To: TimF who wrote (3202)10/20/2006 7:02:53 AM
From: DuckTapeSunroof  Read Replies (1) | Respond to of 10087
 
"The Vietcong was smashed at Tet."

'Smashed' is a relative term but, yes, Vietcong's ability for set-piece battle was, undoubtedly, severely degraded.

Par for the course --- the North often treated the southern rebels as disposable 'cannon fodder'....

"The war continued because North Vietnam continued to attack."

Duh! That's a bit like belaboring the obvious!

(As the war would have, no doubt, for further generations... if necessary. Nationalism [& anti-Colonialism] being perhaps the strongest motivating political forces of the 20th. Century....)

"There really is no force like the NVA in this war."

Correct: there are at least *three* major and differing sides among the locals... Sunnis, Shiites, and Kurds --- to name just the most populous 'factions'. (This is one clear difference.)

"But I don't think the enemy forces in Iraq would try something like Tet."

I agree.
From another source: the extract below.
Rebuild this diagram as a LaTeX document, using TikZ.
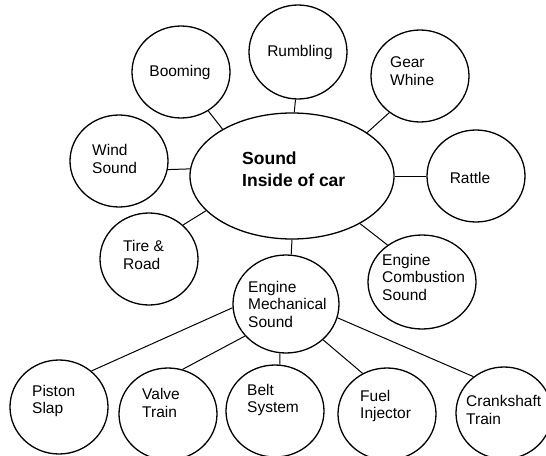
\documentclass[tikz,border=0pt]{standalone}
\usepackage{fontspec}
\setmainfont{Liberation Sans}
\usetikzlibrary{shapes.geometric}
\begin{document}
\begin{tikzpicture}[x=1pt,y=-1pt,
  bubble/.style={draw=black,line width=1.3pt,ellipse,inner sep=0pt,minimum width=98pt,minimum height=92pt},
  lbl/.style={font=\fontsize{15.5}{17.5}\selectfont,align=left,inner sep=0pt},
  bigl/.style={font=\bfseries\fontsize{17.5}{22}\selectfont,align=left,inner sep=0pt},
  link/.style={draw=black,line width=1pt}]
\useasboundingbox (0,0) rectangle (546,455);
% shapes
\node[bubble,minimum width=204pt,minimum height=126pt] (main) at (292,176) {};
\node[bubble] (boom) at (181,72) {};
\node[bubble,minimum height=94pt] (rumb) at (298,52) {};
\node[bubble] (gear) at (420,76) {};
\node[bubble] (rattle) at (476,176) {};
\node[bubble] (wind) at (119,161) {};
\node[bubble] (tire) at (149,259) {};
\node[bubble,minimum width=108pt,minimum height=94pt] (comb) at (422,282) {};
\node[bubble,minimum width=106pt,minimum height=98pt] (ems) at (286,304) {};
\node[bubble,minimum height=94pt] (piston) at (59,407) {};
\node[bubble] (valve) at (168,414) {};
\node[bubble] (belt) at (275,411) {};
\node[bubble] (fuel) at (387,414) {};
\node[bubble,minimum width=96pt] (crank) at (504,413) {};
% texts
\node[bigl,anchor=west] (maint) at (242,169) {Sound\\Inside of car};
\node[lbl] (boomt) at (180,72) {Booming};
\node[lbl] (rumbt) at (300,52) {Rumbling};
\node[lbl,anchor=west] (geart) at (390,71) {Gear\\Whine};
\node[lbl] (rattlet) at (470,178) {Rattle};
\node[lbl,anchor=west] (windt) at (92,159) {Wind\\Sound};
\node[lbl,anchor=west] (tiret) at (123,255) {Tire \&\\Road};
\node[lbl,anchor=west] (combt) at (382,277) {Engine\\Combustion\\Sound};
\node[lbl,anchor=west] (emst) at (248,304) {Engine\\Mechanical\\Sound};
\node[lbl,anchor=west] (pistont) at (32,401) {Piston\\Slap};
\node[lbl,anchor=west] (valvet) at (142,403) {Valve\\Train};
\node[lbl,anchor=west] (beltt) at (247,400) {Belt\\System};
\node[lbl,anchor=west] (fuelt) at (360,406) {Fuel\\Injector};
\node[lbl,anchor=west] (crankt) at (466,410) {Crankshaft\\Train};
% connectors
\draw[link] (boom.-55) -- (main.146);
\draw[link] (rumb.-93) -- (main.88);
\draw[link] (gear.-130) -- (main.30);
\draw[link] (main.east) -- (rattle.west);
\draw[link] (wind.-10) -- (main.176);
\draw[link] (tire.45) -- (main.202);
\draw[link] (comb.133) -- (main.-35);
\draw[link] (main.-90) -- (ems.84);
\draw[link] (ems.184) -- (piston.48);
\draw[link] (ems.218) -- (valve.72);
\draw[link] (ems.-97) -- (belt.84);
\draw[link] (ems.-44) -- (fuel.121);
\draw[link] (ems.-15) -- (crank.130);
\end{tikzpicture}
\end{document}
Because for *any* ONE faction to expose itself by going 'all out' against the foreigners, would weaken itself too much vs. it's local enemies.

Never-the-less, it remains quite 'possible' for Sunni and Shiite factions to *both* take pot shots at occupying forces, as long as we remain interposed between them. (And they will CERTAINLY use our presence to blame all of their problems and their own short-comings on, as an EXCUSE.)

A 'rope-a-dope' strategy makes more sense for the 'insurgents'.